Let us lay this old horse tale to rest now. You cannot feed too much hay to most horses.
To some, this is so obvious, but to others who stall their horses or utilize dry lots because of geography or limited land, it may appear novel.
Horses should have the ability to graze or eat hay 70% of each day. This is a horses natural behavior, and it sets a horse up for better health, weight and less risk overall.
Ulcers, cribbing and colic will all be greatly reduced when a horse can freely graze or eat hay most of the day every single day, especially in a free roaming environment. Teeth also wear better, especially if a horse is roaming in large acreage and truly grazing.
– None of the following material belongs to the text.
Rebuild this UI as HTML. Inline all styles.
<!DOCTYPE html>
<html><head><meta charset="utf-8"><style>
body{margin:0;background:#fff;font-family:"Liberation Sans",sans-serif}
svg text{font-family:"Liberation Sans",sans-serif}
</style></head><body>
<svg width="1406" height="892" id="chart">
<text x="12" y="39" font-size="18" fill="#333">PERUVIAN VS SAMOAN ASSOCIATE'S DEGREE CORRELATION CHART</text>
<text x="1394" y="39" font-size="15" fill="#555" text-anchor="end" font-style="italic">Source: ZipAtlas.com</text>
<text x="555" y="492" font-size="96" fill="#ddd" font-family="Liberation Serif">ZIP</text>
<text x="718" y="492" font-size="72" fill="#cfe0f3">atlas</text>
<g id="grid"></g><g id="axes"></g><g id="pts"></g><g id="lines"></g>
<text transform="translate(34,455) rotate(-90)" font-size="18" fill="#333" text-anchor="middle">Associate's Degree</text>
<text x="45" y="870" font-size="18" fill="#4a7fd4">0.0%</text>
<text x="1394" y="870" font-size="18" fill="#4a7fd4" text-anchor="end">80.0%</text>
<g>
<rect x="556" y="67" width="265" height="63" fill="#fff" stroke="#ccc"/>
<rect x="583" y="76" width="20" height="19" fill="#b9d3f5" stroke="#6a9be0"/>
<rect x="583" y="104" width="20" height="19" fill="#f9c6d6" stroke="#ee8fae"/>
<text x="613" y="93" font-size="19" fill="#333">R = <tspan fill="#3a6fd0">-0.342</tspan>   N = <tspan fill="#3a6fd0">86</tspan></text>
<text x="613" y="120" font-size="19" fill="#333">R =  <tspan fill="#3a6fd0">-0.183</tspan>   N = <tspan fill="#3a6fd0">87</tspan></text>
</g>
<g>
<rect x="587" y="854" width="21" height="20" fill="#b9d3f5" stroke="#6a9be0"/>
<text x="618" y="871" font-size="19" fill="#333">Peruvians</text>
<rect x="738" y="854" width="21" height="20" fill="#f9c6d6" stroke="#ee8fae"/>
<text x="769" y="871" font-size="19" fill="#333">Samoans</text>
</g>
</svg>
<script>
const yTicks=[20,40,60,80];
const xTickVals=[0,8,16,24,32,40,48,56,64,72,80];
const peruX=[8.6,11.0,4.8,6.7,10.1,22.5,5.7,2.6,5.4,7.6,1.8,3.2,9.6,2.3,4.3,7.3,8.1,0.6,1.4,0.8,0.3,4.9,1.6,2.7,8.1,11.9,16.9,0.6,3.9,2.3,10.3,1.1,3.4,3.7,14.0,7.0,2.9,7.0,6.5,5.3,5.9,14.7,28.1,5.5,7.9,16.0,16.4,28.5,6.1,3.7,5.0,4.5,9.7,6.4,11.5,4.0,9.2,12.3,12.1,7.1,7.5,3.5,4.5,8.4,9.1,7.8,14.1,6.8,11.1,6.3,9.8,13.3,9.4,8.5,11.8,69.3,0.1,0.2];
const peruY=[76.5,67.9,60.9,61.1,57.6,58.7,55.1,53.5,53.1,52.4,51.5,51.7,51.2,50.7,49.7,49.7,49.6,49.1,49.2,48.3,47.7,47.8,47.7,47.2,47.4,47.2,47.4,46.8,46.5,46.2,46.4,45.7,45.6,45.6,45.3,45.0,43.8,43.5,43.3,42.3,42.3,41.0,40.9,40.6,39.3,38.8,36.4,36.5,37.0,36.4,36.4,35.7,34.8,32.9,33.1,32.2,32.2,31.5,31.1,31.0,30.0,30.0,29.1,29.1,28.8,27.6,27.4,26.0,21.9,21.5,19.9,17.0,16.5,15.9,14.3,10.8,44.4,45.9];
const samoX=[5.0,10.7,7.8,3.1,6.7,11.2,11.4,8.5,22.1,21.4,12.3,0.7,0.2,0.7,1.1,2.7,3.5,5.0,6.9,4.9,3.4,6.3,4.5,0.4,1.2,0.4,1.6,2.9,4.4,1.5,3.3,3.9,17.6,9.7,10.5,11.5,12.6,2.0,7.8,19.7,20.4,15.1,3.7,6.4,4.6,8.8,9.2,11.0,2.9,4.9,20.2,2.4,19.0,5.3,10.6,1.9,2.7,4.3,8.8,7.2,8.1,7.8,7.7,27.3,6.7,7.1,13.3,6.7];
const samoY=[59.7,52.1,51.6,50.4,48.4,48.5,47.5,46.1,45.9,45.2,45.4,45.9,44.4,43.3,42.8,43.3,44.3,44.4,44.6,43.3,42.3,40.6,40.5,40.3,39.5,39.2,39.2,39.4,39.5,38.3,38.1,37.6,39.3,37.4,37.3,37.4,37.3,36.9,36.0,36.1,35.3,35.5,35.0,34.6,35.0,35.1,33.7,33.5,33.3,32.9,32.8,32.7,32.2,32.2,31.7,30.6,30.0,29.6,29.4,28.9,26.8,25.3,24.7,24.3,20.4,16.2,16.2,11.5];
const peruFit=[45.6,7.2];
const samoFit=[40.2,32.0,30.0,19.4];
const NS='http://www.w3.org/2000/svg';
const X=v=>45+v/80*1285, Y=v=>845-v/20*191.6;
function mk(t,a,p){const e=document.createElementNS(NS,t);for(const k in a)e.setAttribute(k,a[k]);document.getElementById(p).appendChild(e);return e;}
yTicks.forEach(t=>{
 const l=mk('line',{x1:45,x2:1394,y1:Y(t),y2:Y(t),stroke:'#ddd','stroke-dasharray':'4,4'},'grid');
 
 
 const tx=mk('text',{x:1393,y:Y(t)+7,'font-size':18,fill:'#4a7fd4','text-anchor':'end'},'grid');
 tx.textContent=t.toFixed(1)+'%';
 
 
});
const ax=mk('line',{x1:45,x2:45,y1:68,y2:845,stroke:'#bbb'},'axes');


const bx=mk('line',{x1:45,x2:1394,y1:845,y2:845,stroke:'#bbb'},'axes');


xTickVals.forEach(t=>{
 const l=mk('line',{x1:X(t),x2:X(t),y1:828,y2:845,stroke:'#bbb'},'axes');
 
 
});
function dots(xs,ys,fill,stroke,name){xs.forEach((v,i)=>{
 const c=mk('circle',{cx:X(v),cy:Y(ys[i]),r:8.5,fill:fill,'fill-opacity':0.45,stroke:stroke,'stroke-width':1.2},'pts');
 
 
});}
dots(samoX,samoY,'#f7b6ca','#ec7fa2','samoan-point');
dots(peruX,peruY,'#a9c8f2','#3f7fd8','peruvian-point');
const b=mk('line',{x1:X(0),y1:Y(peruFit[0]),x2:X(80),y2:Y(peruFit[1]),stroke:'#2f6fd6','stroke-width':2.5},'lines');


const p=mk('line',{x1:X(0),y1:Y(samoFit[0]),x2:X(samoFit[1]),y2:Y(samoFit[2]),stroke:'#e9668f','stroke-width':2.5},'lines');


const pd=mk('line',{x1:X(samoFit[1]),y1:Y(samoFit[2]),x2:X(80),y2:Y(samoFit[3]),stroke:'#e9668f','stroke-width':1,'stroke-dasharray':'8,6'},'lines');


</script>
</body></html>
Unless you have a horse with health concerns, like Metabolic syndrome, all the hay a horse will eat 24/7 is absolutely the most vital part of management you can see to in your equine(s). Grains, feeds, supplements and minerals are added to a diet of plenty of forage.
Unless your horse has confirmed health conditions that make it impossible, never ration hay and make sure your horse has pasture/hay/forage in front of him at all times.
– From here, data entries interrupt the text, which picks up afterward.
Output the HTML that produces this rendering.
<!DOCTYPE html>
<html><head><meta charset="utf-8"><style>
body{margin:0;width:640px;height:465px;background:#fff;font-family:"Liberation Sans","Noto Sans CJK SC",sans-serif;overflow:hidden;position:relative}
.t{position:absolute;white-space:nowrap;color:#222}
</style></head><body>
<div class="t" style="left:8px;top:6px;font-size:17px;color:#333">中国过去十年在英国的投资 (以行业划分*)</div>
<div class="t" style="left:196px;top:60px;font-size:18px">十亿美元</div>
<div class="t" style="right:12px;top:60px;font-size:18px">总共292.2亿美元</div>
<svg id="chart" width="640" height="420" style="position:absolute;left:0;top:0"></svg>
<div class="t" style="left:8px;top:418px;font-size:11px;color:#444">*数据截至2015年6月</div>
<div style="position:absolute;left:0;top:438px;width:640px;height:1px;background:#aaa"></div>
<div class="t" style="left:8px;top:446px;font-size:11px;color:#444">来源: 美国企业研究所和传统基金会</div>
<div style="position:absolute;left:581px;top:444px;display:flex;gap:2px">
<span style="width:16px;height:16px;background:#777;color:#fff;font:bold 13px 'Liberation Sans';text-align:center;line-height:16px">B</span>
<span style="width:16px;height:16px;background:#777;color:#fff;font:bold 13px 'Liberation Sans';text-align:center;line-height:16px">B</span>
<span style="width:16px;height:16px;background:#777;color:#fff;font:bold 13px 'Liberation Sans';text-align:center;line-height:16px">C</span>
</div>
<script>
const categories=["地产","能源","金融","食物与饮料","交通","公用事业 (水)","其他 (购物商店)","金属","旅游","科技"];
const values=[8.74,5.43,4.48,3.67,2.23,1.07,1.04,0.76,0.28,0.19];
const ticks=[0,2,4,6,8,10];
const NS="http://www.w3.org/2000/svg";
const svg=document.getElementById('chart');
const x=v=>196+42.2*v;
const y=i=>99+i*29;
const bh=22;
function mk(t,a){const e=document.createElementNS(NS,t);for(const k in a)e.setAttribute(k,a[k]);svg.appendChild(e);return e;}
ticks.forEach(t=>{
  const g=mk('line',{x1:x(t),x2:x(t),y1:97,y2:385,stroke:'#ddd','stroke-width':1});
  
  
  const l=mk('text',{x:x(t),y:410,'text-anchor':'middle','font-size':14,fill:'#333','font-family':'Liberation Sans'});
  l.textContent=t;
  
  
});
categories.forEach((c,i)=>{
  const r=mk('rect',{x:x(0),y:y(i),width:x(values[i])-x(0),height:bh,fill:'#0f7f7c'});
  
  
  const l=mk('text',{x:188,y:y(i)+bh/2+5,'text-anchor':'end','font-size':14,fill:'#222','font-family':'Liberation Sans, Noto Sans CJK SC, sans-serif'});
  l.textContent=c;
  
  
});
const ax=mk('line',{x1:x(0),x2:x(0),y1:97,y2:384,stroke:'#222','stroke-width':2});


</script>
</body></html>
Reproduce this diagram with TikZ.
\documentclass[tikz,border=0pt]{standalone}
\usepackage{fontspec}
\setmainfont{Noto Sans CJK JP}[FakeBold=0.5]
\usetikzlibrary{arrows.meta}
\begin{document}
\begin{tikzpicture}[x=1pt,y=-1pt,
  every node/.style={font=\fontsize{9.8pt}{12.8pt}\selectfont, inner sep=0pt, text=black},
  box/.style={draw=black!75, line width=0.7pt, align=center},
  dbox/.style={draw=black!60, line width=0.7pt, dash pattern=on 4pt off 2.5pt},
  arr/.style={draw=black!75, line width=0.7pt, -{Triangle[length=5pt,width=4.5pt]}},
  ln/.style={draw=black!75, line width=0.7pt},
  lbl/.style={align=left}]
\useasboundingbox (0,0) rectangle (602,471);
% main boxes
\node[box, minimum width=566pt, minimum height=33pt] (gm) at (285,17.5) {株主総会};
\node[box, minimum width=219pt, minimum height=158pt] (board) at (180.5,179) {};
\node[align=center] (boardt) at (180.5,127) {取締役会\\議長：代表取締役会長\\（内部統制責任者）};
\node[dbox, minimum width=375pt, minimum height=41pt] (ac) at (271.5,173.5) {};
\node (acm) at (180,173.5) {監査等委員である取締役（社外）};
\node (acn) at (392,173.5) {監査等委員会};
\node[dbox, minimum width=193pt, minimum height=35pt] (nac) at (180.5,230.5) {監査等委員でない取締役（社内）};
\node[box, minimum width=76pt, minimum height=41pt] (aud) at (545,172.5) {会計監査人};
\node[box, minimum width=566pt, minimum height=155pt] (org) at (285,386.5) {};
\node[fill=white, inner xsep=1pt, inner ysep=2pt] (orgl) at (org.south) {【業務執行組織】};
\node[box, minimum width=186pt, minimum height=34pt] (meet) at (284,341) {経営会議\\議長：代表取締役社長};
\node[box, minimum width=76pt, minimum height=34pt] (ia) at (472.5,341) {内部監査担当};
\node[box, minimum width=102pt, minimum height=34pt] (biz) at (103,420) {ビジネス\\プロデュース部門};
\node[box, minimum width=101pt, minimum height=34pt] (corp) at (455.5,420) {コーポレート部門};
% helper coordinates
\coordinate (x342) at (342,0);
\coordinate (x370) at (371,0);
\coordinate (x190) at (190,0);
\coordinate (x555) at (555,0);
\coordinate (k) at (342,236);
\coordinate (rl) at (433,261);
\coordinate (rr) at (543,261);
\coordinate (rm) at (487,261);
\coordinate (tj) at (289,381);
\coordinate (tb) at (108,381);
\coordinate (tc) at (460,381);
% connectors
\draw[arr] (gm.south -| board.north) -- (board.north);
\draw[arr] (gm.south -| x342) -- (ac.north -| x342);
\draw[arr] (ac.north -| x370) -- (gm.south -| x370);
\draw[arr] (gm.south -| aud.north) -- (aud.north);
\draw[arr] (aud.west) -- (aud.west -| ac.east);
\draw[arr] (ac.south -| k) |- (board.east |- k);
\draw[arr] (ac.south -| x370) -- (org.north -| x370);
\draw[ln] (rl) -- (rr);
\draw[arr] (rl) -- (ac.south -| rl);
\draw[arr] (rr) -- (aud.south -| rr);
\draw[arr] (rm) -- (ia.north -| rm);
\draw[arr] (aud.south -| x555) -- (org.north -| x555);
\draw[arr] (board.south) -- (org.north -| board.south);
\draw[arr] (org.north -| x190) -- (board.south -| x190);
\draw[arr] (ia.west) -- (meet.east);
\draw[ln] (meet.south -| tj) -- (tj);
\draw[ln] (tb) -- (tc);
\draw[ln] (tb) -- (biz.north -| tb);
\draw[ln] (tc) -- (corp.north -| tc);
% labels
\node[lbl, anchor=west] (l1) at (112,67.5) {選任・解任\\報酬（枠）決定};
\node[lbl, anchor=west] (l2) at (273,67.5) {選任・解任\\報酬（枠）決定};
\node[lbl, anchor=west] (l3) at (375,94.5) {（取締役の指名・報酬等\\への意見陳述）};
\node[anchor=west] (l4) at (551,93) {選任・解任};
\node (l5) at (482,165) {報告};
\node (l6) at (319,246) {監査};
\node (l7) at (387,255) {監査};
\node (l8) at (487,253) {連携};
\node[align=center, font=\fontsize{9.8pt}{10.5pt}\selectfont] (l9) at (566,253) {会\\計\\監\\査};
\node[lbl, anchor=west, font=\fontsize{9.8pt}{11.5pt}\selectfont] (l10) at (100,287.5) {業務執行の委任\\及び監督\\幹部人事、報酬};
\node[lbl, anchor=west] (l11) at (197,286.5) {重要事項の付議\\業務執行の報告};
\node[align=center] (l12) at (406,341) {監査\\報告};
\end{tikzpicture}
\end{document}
Some people, especially in area were grains are cheaper than nice quality hay, opt to feed more grain in lieu of hay/forage, and that is never the best choice for most horses.
The average Horse will usually eat 2-3% of his body weight a day in feed. You may need to up this is your horse is working harder for any reason. Almost all of this should be in forage/hay/grass. So a 1,000 lbs horse needs 30lbs of very high quality hay a day, and this usually means 1/2 a bale a day if the hay is all excellent quality. You will need to up this amount if the quality of the forage/pasture/hay is mediocre, which is often is. Grains are usually feed at the rate of 2-5lbs a day. So you might feed 25lbs of excellent quality hay and 5lbs of grain a day to 1,000lb horse not under strenuous work daily in 2-3-4 feedings, ideally.
Plan for 185 bales of hay, at least, per horse, if you do not have 2-4 acres of flat, well maintained pasture that is managed very well and used in a rotational grazing program. If you have a well managed grazing opportunity, you can adjust the hay needs accordingly.
Never skimp on hay/forage/pasture. You are asking for health concerns if you do.